■ THE INPUT ■
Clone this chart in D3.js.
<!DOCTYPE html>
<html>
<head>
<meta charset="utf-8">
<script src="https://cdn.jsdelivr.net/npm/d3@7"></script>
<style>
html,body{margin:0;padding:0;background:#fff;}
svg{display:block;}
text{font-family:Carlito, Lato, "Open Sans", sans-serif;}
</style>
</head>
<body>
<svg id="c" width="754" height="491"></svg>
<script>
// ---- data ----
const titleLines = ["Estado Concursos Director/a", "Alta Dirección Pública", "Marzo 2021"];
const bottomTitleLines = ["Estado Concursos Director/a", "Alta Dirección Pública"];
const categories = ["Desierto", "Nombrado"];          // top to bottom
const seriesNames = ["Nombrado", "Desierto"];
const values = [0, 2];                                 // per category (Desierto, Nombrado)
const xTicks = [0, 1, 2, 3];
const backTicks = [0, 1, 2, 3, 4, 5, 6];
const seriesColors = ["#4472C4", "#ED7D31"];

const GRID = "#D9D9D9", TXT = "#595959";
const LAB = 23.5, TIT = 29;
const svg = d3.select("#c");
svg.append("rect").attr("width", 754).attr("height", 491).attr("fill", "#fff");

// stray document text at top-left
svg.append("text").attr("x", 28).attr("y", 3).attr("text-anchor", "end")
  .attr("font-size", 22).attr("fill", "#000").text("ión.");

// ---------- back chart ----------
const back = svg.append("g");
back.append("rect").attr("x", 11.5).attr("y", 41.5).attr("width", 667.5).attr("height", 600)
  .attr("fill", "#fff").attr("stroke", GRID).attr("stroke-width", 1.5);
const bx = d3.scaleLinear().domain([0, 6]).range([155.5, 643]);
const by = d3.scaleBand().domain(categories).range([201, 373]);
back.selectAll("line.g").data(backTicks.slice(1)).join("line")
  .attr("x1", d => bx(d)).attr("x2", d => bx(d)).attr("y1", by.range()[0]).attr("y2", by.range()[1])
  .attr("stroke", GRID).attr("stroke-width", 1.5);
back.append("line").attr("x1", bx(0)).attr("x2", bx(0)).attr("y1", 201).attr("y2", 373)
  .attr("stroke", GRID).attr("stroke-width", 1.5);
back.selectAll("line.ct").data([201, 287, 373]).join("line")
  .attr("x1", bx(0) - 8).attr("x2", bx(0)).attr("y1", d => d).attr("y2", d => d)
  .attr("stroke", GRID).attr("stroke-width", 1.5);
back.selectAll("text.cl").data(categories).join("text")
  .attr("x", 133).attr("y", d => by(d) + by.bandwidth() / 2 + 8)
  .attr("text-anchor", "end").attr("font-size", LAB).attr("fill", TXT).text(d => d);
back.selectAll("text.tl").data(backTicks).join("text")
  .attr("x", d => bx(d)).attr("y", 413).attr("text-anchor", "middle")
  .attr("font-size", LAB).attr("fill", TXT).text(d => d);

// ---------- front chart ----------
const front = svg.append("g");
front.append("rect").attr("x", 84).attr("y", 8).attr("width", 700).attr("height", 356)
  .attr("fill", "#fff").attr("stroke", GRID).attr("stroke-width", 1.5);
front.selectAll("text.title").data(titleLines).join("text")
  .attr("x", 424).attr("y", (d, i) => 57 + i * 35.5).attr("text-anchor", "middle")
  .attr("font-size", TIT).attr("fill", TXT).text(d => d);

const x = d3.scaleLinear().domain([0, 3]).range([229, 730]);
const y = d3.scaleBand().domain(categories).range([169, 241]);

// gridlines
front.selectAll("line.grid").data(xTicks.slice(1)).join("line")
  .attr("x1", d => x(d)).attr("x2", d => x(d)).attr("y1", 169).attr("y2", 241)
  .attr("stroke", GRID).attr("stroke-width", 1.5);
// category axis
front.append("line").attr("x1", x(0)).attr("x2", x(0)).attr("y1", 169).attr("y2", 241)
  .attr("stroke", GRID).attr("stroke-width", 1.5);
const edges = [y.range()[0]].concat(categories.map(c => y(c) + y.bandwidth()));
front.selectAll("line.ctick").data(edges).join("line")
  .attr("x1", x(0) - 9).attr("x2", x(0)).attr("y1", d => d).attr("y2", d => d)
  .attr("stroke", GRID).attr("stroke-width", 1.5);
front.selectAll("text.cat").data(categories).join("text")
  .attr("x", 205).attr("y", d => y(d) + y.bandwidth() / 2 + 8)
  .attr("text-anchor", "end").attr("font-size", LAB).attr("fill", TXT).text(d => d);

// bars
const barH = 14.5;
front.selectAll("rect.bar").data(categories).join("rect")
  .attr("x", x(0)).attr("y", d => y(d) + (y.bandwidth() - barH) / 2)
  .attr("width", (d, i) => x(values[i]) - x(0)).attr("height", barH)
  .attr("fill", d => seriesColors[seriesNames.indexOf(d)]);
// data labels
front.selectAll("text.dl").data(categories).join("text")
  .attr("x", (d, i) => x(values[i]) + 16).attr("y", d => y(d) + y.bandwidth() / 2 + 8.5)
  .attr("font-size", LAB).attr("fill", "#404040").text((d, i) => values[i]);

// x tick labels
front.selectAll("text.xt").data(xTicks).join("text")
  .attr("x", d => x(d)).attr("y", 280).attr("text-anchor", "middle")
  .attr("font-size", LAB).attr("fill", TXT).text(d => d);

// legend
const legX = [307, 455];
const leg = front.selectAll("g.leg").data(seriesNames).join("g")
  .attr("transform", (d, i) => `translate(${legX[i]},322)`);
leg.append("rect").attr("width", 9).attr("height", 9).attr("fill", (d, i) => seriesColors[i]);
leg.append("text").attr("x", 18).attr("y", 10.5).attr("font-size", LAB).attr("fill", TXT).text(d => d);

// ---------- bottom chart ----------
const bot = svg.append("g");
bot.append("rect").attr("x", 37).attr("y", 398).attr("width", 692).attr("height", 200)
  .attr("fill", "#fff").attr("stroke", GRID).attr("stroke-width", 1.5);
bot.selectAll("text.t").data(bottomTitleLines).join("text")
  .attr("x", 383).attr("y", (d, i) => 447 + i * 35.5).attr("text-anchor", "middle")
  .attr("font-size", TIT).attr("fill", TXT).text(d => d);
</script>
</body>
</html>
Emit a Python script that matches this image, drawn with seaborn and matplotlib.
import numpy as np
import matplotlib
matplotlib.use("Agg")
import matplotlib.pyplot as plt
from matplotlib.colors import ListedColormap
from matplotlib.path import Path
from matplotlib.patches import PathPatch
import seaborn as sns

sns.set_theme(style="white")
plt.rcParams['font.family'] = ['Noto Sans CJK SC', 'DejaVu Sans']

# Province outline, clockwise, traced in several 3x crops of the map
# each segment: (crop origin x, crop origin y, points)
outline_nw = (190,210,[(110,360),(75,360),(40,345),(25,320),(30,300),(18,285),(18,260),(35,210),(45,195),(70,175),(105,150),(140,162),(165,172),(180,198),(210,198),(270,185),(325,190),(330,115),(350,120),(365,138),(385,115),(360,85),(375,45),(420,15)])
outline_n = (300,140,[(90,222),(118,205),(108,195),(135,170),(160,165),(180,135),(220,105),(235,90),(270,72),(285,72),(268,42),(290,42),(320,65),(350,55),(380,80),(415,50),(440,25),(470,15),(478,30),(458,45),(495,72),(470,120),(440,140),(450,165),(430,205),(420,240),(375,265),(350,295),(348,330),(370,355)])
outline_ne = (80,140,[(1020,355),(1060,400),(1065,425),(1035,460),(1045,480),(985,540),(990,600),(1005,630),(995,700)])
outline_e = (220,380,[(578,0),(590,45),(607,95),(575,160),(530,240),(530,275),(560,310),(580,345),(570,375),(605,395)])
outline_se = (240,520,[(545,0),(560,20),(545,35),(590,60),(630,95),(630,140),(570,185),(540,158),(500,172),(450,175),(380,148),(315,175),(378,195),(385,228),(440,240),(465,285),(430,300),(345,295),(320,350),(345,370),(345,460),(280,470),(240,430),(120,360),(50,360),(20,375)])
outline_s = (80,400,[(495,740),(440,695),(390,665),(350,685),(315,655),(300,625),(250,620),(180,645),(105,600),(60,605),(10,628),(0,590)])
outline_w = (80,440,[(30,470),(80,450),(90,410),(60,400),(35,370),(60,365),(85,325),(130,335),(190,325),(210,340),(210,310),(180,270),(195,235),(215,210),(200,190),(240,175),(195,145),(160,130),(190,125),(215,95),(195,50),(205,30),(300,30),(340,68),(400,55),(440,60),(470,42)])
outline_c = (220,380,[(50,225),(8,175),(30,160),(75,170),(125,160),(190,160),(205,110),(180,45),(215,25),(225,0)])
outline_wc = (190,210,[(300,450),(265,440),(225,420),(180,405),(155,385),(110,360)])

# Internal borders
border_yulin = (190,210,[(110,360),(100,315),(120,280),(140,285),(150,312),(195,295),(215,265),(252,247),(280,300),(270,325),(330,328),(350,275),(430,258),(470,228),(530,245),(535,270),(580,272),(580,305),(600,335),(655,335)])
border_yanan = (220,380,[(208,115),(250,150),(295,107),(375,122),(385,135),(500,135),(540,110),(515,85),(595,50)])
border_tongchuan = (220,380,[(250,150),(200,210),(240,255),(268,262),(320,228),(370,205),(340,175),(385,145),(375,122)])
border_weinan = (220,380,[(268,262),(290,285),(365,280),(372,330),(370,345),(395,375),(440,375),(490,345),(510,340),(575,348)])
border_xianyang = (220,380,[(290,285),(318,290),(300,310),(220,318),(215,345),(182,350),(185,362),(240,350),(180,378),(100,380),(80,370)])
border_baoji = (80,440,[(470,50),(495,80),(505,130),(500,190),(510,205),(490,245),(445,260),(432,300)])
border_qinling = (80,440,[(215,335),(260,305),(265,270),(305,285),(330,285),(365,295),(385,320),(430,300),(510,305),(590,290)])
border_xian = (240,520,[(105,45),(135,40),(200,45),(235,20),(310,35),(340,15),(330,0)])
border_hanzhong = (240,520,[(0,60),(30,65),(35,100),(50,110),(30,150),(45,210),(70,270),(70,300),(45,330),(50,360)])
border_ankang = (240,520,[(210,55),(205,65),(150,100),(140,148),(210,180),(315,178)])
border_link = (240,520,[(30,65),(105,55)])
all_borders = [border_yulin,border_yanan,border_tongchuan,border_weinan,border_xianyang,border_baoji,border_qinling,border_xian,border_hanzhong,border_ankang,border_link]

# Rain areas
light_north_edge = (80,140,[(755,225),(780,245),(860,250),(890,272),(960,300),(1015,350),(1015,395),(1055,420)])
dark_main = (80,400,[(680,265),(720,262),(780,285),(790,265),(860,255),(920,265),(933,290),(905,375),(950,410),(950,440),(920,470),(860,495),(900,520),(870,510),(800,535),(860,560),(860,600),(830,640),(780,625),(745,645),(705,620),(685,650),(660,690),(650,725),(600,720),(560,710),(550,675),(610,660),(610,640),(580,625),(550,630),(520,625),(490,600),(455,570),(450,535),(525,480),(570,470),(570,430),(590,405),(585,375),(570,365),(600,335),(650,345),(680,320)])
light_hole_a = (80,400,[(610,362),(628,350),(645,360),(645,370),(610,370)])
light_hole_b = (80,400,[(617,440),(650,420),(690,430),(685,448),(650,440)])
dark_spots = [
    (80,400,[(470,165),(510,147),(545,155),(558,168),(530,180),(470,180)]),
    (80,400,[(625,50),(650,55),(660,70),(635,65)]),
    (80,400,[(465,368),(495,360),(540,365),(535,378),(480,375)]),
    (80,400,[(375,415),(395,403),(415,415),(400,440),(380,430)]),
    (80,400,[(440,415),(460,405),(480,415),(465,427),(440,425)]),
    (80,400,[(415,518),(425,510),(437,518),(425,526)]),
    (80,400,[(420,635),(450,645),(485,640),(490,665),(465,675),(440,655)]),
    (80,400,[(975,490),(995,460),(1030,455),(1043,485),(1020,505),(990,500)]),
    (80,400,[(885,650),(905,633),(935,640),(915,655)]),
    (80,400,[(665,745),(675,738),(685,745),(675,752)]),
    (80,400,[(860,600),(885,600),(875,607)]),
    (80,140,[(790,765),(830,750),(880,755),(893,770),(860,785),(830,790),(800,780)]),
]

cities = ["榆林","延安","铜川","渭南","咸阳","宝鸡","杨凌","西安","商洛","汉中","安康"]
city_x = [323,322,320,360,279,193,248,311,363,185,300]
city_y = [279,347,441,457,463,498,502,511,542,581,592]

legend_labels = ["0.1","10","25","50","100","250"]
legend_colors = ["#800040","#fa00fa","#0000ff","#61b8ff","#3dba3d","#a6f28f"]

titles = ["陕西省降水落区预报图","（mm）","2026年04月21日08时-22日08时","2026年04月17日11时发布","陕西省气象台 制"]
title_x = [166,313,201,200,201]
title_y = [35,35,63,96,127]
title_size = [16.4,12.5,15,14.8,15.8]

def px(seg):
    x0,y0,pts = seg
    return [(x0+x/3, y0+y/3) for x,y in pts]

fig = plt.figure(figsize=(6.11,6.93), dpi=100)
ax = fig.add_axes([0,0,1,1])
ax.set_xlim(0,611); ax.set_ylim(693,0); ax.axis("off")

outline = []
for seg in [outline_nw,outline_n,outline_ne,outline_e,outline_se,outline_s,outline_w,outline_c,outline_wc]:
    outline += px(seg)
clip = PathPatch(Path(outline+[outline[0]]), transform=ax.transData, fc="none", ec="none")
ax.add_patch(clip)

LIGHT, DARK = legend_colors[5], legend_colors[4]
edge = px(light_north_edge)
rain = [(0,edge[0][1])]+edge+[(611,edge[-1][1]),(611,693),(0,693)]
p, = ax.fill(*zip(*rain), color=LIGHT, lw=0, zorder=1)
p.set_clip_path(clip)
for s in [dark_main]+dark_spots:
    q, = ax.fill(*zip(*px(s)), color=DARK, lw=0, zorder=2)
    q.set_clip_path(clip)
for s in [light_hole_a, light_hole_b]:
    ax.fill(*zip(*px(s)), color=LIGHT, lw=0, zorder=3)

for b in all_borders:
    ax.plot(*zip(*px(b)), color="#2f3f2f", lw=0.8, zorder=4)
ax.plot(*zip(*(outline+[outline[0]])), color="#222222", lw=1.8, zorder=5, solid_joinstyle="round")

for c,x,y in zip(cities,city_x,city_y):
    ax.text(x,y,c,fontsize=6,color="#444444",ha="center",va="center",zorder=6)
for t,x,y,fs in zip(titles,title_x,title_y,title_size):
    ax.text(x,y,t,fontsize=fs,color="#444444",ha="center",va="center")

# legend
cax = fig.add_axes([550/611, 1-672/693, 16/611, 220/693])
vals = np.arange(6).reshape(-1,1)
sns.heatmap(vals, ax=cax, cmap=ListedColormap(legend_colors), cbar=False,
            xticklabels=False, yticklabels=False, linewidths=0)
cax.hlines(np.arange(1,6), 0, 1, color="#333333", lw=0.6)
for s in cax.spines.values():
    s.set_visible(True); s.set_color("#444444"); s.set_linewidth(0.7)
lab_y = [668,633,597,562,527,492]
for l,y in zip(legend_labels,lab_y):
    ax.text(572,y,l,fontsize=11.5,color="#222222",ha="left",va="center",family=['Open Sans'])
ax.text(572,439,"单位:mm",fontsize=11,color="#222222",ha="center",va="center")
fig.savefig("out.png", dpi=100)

■ EXERCISE DESCRIPTION ■
Quote word for word the lines from the line holding "Emit a Python" through the line holding "import seaborn as sns"; include both of those lines and add nothing.

■ THE COMPLETED TASK ■
Emit a Python script that matches this image, drawn with seaborn and matplotlib.
import numpy as np
import matplotlib
matplotlib.use("Agg")
import matplotlib.pyplot as plt
from matplotlib.colors import ListedColormap
from matplotlib.path import Path
from matplotlib.patches import PathPatch
import seaborn as sns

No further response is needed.